--- begin Recorded information ---

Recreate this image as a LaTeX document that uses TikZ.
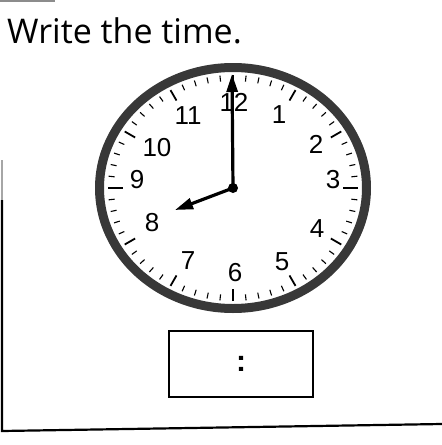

--- end Recorded information ---
--- begin Recorded information ---

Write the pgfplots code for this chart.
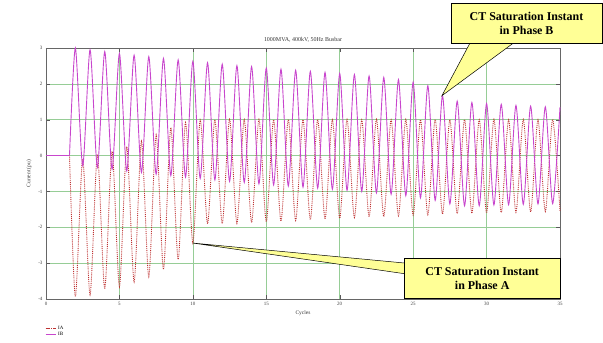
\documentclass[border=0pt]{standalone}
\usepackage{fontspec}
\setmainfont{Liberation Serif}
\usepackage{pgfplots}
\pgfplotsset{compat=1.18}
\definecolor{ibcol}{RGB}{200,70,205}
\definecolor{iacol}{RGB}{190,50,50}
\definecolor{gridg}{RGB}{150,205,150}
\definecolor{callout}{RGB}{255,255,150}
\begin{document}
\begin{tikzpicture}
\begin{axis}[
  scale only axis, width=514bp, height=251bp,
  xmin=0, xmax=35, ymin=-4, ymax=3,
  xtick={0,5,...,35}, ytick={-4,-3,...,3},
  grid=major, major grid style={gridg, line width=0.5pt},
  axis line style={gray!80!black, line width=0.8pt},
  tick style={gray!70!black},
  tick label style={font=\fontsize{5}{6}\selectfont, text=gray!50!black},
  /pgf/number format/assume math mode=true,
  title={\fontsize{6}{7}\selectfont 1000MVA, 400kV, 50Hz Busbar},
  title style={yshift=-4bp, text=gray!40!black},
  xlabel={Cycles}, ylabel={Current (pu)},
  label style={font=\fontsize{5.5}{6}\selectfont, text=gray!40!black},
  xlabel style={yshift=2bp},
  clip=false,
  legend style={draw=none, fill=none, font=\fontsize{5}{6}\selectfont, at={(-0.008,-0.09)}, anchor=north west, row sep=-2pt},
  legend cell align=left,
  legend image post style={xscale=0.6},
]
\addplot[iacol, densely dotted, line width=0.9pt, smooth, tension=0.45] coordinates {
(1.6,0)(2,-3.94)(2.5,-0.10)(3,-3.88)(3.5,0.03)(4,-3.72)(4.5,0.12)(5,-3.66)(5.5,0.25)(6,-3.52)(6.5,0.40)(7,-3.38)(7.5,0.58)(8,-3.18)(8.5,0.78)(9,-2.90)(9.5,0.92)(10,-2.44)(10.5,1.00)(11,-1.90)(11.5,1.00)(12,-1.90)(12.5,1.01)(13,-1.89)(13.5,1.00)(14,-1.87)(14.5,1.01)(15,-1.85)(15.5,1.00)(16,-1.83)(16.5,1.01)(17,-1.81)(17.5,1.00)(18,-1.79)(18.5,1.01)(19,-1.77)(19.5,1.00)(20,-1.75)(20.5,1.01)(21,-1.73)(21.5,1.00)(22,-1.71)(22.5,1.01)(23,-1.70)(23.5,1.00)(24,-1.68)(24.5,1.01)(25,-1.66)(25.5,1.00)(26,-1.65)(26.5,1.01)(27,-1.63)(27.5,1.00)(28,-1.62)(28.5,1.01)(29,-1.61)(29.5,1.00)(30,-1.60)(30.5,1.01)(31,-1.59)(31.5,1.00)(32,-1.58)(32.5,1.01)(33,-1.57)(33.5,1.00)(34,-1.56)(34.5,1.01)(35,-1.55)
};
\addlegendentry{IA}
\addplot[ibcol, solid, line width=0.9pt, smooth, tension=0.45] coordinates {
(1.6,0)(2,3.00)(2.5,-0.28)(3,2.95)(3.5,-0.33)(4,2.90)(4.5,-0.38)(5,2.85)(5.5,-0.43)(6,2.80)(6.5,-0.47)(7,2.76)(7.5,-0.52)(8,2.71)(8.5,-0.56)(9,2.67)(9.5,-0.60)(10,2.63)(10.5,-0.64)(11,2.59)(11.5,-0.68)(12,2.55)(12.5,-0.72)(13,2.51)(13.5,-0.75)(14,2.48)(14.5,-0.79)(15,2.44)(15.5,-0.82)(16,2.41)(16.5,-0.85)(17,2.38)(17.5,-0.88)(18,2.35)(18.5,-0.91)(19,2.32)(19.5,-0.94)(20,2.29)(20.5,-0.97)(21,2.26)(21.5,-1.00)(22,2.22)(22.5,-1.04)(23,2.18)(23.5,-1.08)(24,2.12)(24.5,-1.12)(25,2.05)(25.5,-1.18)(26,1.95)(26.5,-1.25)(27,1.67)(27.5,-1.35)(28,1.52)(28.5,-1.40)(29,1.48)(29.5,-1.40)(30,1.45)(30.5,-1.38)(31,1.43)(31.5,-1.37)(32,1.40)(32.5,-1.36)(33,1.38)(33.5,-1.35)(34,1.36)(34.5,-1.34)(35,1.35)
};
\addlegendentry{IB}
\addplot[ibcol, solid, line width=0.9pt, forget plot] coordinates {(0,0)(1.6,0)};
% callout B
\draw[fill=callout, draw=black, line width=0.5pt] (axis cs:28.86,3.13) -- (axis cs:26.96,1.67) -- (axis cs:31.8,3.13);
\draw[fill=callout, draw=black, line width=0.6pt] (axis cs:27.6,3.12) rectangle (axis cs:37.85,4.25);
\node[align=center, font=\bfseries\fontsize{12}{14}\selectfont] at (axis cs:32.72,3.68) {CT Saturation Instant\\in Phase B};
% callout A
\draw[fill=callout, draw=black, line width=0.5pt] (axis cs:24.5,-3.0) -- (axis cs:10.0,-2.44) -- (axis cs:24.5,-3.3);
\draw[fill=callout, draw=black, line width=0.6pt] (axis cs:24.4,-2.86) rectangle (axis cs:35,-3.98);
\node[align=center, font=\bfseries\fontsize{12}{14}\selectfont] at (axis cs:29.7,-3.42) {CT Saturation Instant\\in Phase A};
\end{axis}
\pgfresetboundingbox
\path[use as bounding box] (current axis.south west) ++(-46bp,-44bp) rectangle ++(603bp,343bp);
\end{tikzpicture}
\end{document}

--- end Recorded information ---
--- begin Recorded information ---

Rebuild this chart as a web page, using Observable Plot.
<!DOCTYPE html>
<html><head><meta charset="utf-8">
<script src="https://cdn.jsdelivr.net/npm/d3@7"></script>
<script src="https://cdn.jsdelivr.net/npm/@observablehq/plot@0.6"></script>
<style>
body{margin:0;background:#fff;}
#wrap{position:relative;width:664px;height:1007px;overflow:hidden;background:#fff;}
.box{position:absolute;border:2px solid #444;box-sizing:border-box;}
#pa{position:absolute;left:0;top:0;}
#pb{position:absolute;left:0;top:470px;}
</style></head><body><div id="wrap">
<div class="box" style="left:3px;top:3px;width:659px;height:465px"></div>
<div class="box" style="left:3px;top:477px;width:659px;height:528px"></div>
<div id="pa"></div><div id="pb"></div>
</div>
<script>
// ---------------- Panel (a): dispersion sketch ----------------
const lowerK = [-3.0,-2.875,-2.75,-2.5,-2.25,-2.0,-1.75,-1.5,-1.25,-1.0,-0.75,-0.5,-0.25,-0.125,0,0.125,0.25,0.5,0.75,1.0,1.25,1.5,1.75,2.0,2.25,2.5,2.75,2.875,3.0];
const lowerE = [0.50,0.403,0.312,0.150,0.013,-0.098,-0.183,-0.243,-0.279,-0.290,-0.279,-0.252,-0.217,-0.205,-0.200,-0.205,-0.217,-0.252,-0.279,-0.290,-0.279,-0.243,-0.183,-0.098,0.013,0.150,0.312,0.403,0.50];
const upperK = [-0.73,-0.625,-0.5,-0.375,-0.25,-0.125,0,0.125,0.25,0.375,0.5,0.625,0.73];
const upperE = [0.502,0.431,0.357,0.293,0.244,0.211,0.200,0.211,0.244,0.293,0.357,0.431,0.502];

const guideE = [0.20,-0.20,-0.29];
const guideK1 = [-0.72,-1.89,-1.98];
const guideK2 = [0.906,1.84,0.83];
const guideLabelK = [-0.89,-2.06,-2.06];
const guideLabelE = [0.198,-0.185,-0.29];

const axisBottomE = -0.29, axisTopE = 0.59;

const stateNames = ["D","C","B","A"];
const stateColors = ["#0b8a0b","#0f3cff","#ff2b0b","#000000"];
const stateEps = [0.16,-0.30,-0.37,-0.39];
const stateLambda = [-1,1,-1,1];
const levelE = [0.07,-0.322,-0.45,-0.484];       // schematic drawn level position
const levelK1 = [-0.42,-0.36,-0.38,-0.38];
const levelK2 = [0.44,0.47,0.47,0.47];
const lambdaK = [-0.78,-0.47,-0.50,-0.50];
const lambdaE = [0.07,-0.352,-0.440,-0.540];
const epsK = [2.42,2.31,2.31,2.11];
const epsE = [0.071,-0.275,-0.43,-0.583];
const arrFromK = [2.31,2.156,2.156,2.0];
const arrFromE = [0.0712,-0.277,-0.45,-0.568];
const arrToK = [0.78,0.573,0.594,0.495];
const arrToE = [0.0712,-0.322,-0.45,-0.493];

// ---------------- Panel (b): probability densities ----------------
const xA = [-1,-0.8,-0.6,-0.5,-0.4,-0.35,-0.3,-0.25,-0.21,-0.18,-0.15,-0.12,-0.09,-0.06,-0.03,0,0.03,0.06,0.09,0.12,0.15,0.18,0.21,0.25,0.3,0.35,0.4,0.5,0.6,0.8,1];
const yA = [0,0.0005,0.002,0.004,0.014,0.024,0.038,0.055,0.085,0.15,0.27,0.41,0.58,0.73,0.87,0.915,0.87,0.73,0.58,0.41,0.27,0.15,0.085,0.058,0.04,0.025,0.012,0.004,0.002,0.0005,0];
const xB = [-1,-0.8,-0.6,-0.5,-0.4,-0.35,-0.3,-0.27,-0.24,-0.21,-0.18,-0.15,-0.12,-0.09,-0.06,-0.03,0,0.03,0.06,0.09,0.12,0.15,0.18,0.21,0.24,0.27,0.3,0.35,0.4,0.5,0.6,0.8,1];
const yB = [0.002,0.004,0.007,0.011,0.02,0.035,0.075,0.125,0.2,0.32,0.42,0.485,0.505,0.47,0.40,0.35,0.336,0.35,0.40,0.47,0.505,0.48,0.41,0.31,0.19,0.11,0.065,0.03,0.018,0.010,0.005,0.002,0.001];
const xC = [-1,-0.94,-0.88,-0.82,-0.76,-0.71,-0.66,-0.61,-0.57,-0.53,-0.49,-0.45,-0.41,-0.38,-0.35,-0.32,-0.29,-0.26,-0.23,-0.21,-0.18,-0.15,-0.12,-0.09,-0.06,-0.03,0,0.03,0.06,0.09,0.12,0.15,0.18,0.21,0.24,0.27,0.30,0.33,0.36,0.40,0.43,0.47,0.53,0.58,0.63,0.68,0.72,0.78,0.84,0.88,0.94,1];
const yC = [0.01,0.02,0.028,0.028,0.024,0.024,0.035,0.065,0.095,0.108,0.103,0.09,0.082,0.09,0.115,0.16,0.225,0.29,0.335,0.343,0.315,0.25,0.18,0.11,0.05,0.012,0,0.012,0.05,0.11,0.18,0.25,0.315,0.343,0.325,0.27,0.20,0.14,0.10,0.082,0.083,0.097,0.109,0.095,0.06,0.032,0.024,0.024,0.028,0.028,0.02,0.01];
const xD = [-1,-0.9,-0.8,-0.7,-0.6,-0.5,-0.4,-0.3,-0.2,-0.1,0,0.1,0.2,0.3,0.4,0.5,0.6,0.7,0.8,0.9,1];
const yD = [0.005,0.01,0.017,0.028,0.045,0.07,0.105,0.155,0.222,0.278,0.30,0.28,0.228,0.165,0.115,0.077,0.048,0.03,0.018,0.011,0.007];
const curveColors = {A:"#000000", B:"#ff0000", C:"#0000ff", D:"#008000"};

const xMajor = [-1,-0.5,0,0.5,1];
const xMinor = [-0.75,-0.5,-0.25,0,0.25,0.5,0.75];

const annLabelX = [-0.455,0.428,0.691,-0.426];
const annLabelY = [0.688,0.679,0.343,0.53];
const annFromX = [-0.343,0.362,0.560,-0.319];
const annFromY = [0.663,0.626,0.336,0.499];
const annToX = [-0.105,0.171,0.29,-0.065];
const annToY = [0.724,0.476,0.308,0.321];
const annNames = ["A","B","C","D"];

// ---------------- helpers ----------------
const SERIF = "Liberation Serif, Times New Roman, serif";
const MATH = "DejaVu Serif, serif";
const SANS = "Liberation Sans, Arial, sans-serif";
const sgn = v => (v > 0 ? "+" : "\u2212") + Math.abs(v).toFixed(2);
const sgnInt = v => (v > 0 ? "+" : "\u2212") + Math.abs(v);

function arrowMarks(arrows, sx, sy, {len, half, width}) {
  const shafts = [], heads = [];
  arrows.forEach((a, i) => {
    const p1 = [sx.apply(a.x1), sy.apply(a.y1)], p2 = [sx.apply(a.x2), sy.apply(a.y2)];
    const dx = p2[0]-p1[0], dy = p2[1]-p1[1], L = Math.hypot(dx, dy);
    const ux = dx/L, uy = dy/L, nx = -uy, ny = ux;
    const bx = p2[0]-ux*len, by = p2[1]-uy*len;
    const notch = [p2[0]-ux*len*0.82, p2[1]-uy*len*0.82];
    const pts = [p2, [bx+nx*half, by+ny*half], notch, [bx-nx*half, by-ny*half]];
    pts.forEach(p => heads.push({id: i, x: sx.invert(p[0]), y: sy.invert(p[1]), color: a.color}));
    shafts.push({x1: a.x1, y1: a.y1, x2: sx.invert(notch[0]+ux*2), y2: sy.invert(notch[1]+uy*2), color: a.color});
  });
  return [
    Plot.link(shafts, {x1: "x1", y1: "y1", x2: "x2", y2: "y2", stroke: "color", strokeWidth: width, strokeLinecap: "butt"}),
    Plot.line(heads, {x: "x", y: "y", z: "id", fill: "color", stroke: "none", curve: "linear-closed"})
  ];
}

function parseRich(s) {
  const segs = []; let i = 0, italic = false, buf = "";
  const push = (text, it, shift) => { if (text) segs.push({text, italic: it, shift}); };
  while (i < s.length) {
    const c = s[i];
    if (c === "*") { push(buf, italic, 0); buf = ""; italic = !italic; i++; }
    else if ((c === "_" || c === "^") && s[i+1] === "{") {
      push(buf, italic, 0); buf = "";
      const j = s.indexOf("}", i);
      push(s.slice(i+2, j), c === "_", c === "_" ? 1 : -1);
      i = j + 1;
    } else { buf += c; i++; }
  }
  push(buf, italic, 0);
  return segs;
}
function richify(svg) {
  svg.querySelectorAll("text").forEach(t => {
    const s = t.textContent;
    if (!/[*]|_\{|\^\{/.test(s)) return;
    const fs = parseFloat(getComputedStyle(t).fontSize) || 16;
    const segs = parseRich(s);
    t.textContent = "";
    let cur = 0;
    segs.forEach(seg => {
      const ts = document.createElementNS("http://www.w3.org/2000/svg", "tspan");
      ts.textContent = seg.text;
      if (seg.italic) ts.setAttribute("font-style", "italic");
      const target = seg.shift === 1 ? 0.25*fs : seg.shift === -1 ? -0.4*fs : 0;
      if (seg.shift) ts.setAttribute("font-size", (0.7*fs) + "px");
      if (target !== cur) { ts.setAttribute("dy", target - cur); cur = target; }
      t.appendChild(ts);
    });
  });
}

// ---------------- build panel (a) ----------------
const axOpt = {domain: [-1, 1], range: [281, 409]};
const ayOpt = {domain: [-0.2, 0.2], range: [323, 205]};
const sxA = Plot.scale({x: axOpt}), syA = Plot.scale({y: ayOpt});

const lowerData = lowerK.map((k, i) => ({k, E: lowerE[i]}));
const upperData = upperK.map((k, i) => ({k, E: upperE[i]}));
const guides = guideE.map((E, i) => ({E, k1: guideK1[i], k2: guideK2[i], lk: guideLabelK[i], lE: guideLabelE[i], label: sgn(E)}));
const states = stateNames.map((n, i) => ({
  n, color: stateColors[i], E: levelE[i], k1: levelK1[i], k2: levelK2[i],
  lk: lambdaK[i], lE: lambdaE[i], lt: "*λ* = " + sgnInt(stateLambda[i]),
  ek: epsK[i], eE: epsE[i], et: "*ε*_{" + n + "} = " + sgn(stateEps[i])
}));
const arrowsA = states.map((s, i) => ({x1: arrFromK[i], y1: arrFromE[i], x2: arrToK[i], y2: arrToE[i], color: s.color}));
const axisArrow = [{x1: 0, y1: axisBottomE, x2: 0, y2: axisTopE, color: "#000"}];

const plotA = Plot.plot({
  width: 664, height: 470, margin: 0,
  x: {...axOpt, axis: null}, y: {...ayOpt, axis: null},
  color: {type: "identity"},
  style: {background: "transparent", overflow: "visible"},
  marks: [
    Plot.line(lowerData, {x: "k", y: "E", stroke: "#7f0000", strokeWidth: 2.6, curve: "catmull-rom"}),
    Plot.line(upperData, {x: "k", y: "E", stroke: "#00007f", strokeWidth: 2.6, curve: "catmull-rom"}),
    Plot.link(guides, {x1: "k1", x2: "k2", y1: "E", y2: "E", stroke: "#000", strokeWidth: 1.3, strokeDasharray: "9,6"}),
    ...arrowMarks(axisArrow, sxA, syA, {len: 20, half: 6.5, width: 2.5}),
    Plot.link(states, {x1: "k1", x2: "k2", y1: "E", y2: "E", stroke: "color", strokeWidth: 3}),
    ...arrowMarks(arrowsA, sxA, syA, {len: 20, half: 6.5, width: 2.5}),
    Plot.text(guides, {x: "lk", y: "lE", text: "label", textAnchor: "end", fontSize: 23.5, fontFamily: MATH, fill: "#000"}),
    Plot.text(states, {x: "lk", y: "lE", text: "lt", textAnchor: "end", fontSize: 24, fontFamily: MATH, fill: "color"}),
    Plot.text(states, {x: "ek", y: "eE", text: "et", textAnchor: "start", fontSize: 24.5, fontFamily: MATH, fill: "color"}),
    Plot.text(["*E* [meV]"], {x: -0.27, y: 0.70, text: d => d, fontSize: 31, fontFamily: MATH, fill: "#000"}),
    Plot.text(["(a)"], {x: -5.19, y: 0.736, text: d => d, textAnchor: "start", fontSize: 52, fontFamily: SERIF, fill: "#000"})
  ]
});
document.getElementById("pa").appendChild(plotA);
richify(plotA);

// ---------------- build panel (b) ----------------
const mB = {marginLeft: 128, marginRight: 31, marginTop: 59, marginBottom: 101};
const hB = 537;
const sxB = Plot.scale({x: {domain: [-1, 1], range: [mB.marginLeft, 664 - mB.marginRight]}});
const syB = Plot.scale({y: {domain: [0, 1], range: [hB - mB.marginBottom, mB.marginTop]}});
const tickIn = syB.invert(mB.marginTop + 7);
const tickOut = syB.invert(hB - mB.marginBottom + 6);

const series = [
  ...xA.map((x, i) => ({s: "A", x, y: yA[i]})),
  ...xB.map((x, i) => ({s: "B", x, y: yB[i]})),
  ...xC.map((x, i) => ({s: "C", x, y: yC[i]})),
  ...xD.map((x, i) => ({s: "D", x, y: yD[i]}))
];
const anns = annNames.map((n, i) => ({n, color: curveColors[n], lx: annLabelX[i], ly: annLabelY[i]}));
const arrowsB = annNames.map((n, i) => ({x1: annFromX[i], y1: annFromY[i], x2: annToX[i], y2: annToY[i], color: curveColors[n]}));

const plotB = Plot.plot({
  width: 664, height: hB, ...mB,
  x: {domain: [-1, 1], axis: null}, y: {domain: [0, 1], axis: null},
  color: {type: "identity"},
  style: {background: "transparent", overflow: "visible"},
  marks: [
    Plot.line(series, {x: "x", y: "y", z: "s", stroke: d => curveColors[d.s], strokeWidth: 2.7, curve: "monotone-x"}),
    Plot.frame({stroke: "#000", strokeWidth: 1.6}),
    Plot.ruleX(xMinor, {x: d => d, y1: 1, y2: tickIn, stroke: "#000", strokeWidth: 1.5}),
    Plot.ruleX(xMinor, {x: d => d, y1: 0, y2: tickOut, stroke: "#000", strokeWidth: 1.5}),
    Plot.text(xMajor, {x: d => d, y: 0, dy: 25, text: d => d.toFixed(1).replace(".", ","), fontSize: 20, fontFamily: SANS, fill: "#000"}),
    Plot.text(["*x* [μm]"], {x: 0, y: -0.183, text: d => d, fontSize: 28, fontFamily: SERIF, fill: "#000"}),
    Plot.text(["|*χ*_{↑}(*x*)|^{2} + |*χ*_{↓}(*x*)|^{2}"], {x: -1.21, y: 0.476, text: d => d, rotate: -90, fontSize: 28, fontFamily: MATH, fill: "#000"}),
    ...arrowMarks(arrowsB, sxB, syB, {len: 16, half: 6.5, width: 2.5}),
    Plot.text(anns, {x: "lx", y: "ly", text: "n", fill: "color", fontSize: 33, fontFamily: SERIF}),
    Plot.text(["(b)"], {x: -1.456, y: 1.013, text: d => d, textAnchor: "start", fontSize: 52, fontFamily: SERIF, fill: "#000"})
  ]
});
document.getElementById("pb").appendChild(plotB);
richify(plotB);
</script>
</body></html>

--- end Recorded information ---

Instructions for the task –
In the entries above, find each line with the word "chart" and copy it.

Written solution –
Write the pgfplots code for this chart.
Rebuild this chart as a web page, using Observable Plot.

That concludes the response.